[R] par('mgp')

Patrick Connolly P.Connolly at hortresearch.co.nz
Fri May 11 05:27:03 CEST 2001

According to Paul Murrell:
|> Hi
|> > P.S.  I didn't get any reaction to my proposal to have
|> > x- and y-axis specific par('mgp') parameters when
|> > par(las=1).  I hope that R-core will consider that.
|> My take on this is as follows ...
|> Doing this would make par() more complex and ...
|>     (i) par() is quite complex already
|>     (ii) there is no end to the number of parameters we could put in par()
|> to control specific aspects such as axis label locations.
|> I think that a better approach in this sort of case is to use a lower-level
|> tool to obtain greater control.  In this particular case, axis() or mtext()

I had become used to using that approach using Splus because the
default par values were not often very useful.  I even have a function
I call blank.plot that does nothing more than set up the plotting
area.  I then do the rest using lines, points, axis, text, mtext, box
and a few more rather like what Paul describes.  Different plotting
devices have different default par settings which adds to the
complexity.  Rarely does the same mgp value suit x and y axes.  To use
axis, one first has to specify yaxt = "n" (and probably xaxt = "n") in
the plot call.  It does seem a bit silly to use a vector of length 3
to change only one value.  Separate xmgp and ymgp would be
considerably simpler.

I use in my work a function to make breaks in the y-axis.
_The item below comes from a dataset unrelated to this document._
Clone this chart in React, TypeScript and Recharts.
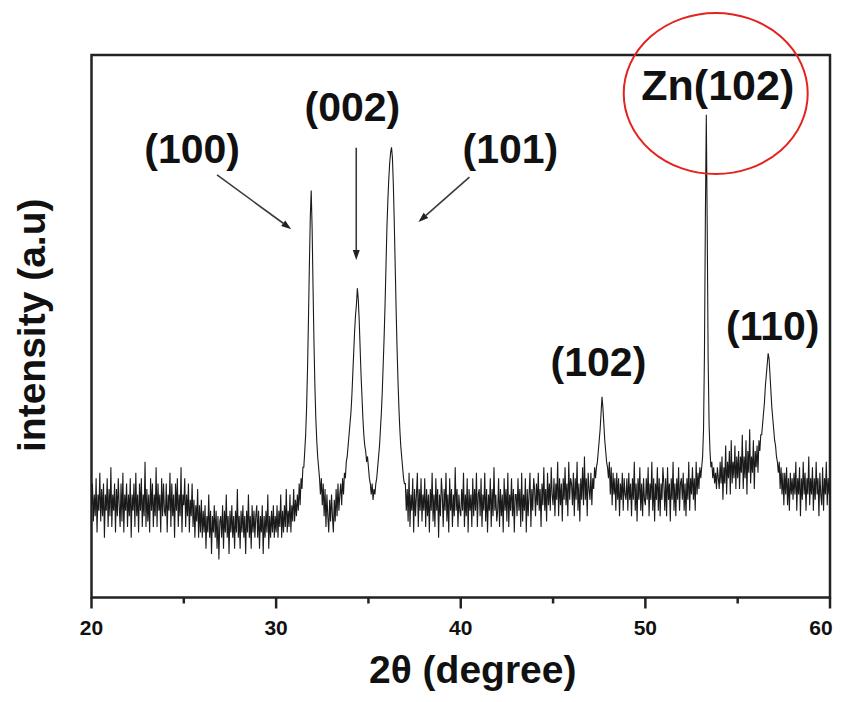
import React from 'react';
import { LineChart, Line, XAxis, YAxis, ReferenceArea, ReferenceLine, ReferenceDot } from 'recharts';

// 2θ sampling grid
const START_ANGLE = 20;
const STEP = 0.05;

const intensity: number[] = [
  17, 21, 14, 19, 15, 22, 12, 19, 16, 23, 14, 20, 15, 21, 11, 19, 16, 22, 13, 20,
  15, 24, 13, 19, 16, 21, 12, 20, 15, 22, 17, 13, 21, 14, 23, 12, 19, 16, 21, 13,
  19, 15, 22, 11, 19, 16, 21, 13, 23, 15, 19, 12, 21, 16, 22, 13, 19, 15, 25, 13,
  20, 14, 19, 12, 22, 16, 21, 13, 19, 15, 24, 13, 21, 16, 19, 12, 22, 15, 21, 16,
  15, 21, 12, 19, 16, 23, 13, 21, 15, 19, 11, 21, 16, 22, 13, 19, 15, 24, 12, 19,
  17, 22, 13, 19, 15, 21, 12, 18, 15, 21, 13, 18, 11, 17, 14, 20, 11, 17, 12, 18,
  11, 16, 12, 17, 9, 15, 12, 19, 11, 16, 8, 15, 12, 17, 11, 16, 9, 15, 7, 14,
  15, 11, 17, 9, 16, 12, 19, 11, 15, 8, 16, 12, 17, 11, 15, 9, 16, 12, 20, 11,
  15, 9, 16, 12, 17, 11, 15, 8, 16, 12, 19, 11, 15, 9, 17, 12, 16, 11, 15, 17,
  11, 16, 9, 15, 12, 17, 8, 15, 11, 16, 12, 19, 9, 15, 11, 16, 12, 17, 11, 15,
  12, 17, 11, 16, 13, 19, 11, 16, 12, 17, 13, 20, 12, 16, 13, 19, 12, 17, 14, 20,
  14, 18, 15, 19, 16, 21, 17, 22, 20, 24, 24, 27, 30, 35, 42, 51, 61, 70, 75, 68,
  57, 47, 39, 33, 29, 26, 24, 22, 19, 22, 17, 21, 15, 20, 13, 19, 15, 12, 18, 14,
  19, 15, 12, 18, 14, 20, 15, 21, 16, 19, 21, 17, 22, 19, 23, 22, 25, 26, 28, 30,
  32, 34, 37, 41, 45, 49, 52, 54, 57, 55, 51, 46, 41, 37, 33, 30, 28, 27, 25, 26,
  24, 22, 21, 19, 21, 18, 20, 19, 21, 22, 24, 26, 28, 31, 34, 38, 43, 48, 54, 61,
  68, 73, 77, 80, 82, 83, 81, 76, 69, 61, 53, 46, 40, 35, 31, 28, 26, 24, 22, 21,
  21, 16, 20, 14, 23, 13, 19, 16, 22, 12, 20, 15, 19, 23, 13, 20, 16, 22, 14, 19,
  16, 22, 13, 20, 15, 19, 12, 20, 16, 23, 14, 19, 13, 22, 16, 20, 11, 19, 15, 22,
  19, 13, 20, 16, 23, 14, 19, 12, 22, 16, 20, 13, 19, 15, 24, 16, 20, 13, 19, 16,
  15, 20, 16, 23, 13, 19, 15, 22, 12, 20, 16, 19, 13, 22, 15, 20, 16, 23, 13, 19,
  20, 15, 22, 13, 19, 16, 23, 14, 20, 12, 19, 16, 22, 13, 20, 15, 24, 16, 19, 14,
  16, 22, 13, 20, 15, 19, 12, 22, 16, 20, 14, 23, 13, 19, 16, 22, 15, 20, 12, 19,
  19, 15, 22, 16, 20, 13, 23, 14, 19, 16, 22, 12, 20, 15, 19, 23, 13, 20, 16, 22,
  20, 15, 21, 17, 23, 16, 20, 13, 21, 17, 24, 16, 20, 14, 23, 17, 21, 16, 24, 19,
  17, 22, 15, 21, 18, 25, 15, 22, 17, 21, 14, 22, 18, 24, 17, 21, 15, 25, 18, 22,
  21, 17, 23, 15, 22, 18, 25, 16, 21, 14, 22, 18, 24, 17, 26, 18, 22, 15, 23, 20,
  18, 23, 17, 22, 20, 24, 22, 24, 25, 27, 29, 31, 34, 37, 35, 32, 29, 27, 25, 24,
  22, 25, 19, 24, 17, 23, 19, 22, 16, 23, 18, 22, 15, 21, 18, 23, 16, 22, 19, 18,
  22, 16, 23, 18, 21, 15, 22, 18, 25, 16, 21, 14, 22, 18, 24, 16, 21, 15, 22, 18,
  17, 22, 18, 24, 15, 21, 18, 25, 16, 22, 14, 21, 18, 24, 16, 22, 15, 21, 18, 24,
  21, 16, 22, 15, 24, 18, 21, 14, 22, 18, 25, 16, 21, 15, 22, 18, 24, 16, 21, 22,
  18, 23, 16, 21, 15, 22, 18, 25, 16, 22, 19, 24, 18, 22, 16, 25, 19, 23, 20, 24,
  22, 24, 26, 31, 45, 70, 89, 68, 44, 32, 27, 24, 25, 22, 24, 21, 23, 20, 24, 22,
  20, 25, 21, 26, 18, 24, 21, 28, 19, 25, 22, 27, 19, 29, 21, 25, 22, 28, 20, 26,
  22, 27, 20, 26, 23, 30, 20, 26, 22, 29, 19, 27, 23, 31, 21, 26, 23, 29, 20, 27,
  24, 28, 23, 29, 27, 30, 30, 32, 34, 36, 39, 41, 43, 45, 44, 41, 38, 35, 33, 31,
  29, 28, 26, 25, 23, 25, 20, 24, 19, 23, 17, 23, 19, 24, 17, 22, 16, 23, 19, 22,
  18, 23, 19, 25, 16, 22, 19, 24, 15, 22, 18, 25, 19, 23, 16, 22, 19, 26, 17, 22,
  19, 24, 16, 22, 18, 25, 19, 22, 15, 23, 19, 17, 24, 16, 22, 19, 25, 17, 22, 19,
  21,
];

const xTicks = [20, 25, 30, 35, 40, 45, 50, 55, 60];
const majorTicks = [20, 30, 40, 50, 60];

const peakLabels = [
  { text: '(100)', x: 25.45, y: 80.1, size: 41 },
  { text: '(002)', x: 34.13, y: 87.8, size: 41 },
  { text: '(101)', x: 42.69, y: 80.1, size: 41 },
  { text: 'Zn(102)', x: 53.92, y: 91.7, size: 43 },
  { text: '(102)', x: 47.46, y: 40.8, size: 41 },
  { text: '(110)', x: 56.9, y: 47.5, size: 41 },
];

const arrows = [
  { x1: 26.8, y1: 77.9, x2: 30.82, y2: 67.9 },
  { x1: 34.34, y1: 82.9, x2: 34.34, y2: 62.2 },
  { x1: 40.47, y1: 77.5, x2: 37.71, y2: 69.2 },
];

const highlight = { x: 53.81, y: 92.9 };

const FONT = '"Liberation Sans", Arial, Helvetica, sans-serif';

const data = intensity.map((v, i) => ({
  angle: Math.round((START_ANGLE + i * STEP) * 100) / 100,
  intensity: v,
}));

const AngleTick = (p: any) => {
  const { x, y, payload } = p;
  const v = payload.value;
  const major = majorTicks.includes(v);
  const dx = v === xTicks[xTicks.length - 1] ? -9 : 0;
  return (
    <g>
      <line x1={x} y1={y} x2={x} y2={y + (major ? 11 : 6)} stroke="#222" strokeWidth={2.5} />
      {major && (
        <text x={x + dx} y={y + 37} textAnchor="middle" fontSize={21} fontWeight="bold" fill="#111" fontFamily={FONT}>
          {v}
        </text>
      )}
    </g>
  );
};

const ArrowShape = (p: any) => {
  const { x1, y1, x2, y2 } = p;
  const ang = Math.atan2(y2 - y1, x2 - x1);
  const L = 10;
  const W = 3.5;
  const bx = x2 - L * Math.cos(ang);
  const by = y2 - L * Math.sin(ang);
  const px = -Math.sin(ang) * W;
  const py = Math.cos(ang) * W;
  return (
    <g>
      <line x1={x1} y1={y1} x2={bx} y2={by} stroke="#3a3a3a" strokeWidth={1.6} />
      <polygon points={`${x2},${y2} ${bx + px},${by + py} ${bx - px},${by - py}`} fill="#222" />
    </g>
  );
};

export default function App() {
  return (
    <div style={{ width: 826, height: 686 }}>
      <LineChart
        width={826}
        height={686}
        data={data}
        margin={{ top: 47, right: 4, bottom: 36.5, left: 0 }}
      >
        <XAxis
          dataKey="angle"
          type="number"
          domain={[20, 60]}
          ticks={xTicks}
          interval={0}
          tickSize={0}
          tickMargin={0}
          tickLine={false}
          axisLine={false}
          height={60}
          tick={<AngleTick />}
          label={{
            content: (props: any) => {
              const vb = props.viewBox || { x: 83.5, y: 589.5, width: 738.5, height: 60 };
              return (
                <text
                  x={vb.x + vb.width / 2 + 12}
                  y={vb.y + 85}
                  textAnchor="middle"
                  fontSize={39}
                  fontWeight="bold"
                  fill="#111"
                  fontFamily={FONT}
                >
                  2θ (degree)
                </text>
              );
            },
          }}
        />
        <YAxis
          type="number"
          domain={[0, 100]}
          width={83.5}
          tick={false}
          tickLine={false}
          axisLine={false}
          label={{
            content: (props: any) => {
              const vb = props.viewBox || { x: 0, y: 47, width: 83.5, height: 542.5 };
              const cx = vb.x + 36.5;
              const cy = vb.y + vb.height / 2 - 1;
              return (
                <text
                  x={cx}
                  y={cy}
                  transform={`rotate(-90, ${cx}, ${cy})`}
                  textAnchor="middle"
                  fontSize={39}
                  fontWeight="bold"
                  fill="#111"
                  fontFamily={FONT}
                >
                  intensity (a.u)
                </text>
              );
            },
          }}
        />
        <ReferenceArea
          x1={20}
          x2={60}
          y1={0}
          y2={100}
          fill="none"
          fillOpacity={0}
          stroke="#222"
          strokeWidth={2.5}
          ifOverflow="visible"
        />
        <Line
          type="linear"
          dataKey="intensity"
          stroke="#1a1a1a"
          strokeWidth={1.1}
          dot={false}
          activeDot={false}
          isAnimationActive={false}
        />
        {arrows.map((a, i) => (
          <ReferenceLine
            key={`arrow-${i}`}
            segment={[
              { x: a.x1, y: a.y1 },
              { x: a.x2, y: a.y2 },
            ]}
            ifOverflow="visible"
            shape={ArrowShape}
          />
        ))}
        {peakLabels.map((l) => (
          <ReferenceDot
            key={l.text + l.x}
            x={l.x}
            y={l.y}
            ifOverflow="visible"
            shape={(p: any) => (
              <text
                x={p.cx}
                y={p.cy}
                textAnchor="middle"
                fontSize={l.size}
                fontWeight="bold"
                fill="#111"
                fontFamily={FONT}
              >
                {l.text}
              </text>
            )}
          />
        ))}
        <ReferenceDot
          x={highlight.x}
          y={highlight.y}
          ifOverflow="visible"
          shape={(p: any) => (
            <ellipse cx={p.cx} cy={p.cy} rx={92} ry={80.5} fill="none" stroke="#e3231e" strokeWidth={2} />
          )}
        />
      </LineChart>
    </div>
  );
}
It has a
y.mgp and a x.mgp parameter.  The latter is defined as the amount the
second element of mgp for the x-axis is smaller than for the y-axis
(and with different defaults depending on the device being used).  The
function looks too complicated for general distribution.

In R, I was pleased to notice that there is more flexibility in the
par settings such as the different cex values.  I don't think it
clutters, and there is room for a few more carefully named parameters.
I'm inclined to agree with Frank's idea, preferring xmgp and ymgp to
changing the length of mgp which is too much of a paradigm shift.

For publication quality plots, I would probably continue to use the
lower level tools as in the past, but it would be useful to get
something halfways decent with less tinkering.  

|> Happy to hear opposing arguments  :)

Opposing they might be, but they're not mutually exclusive.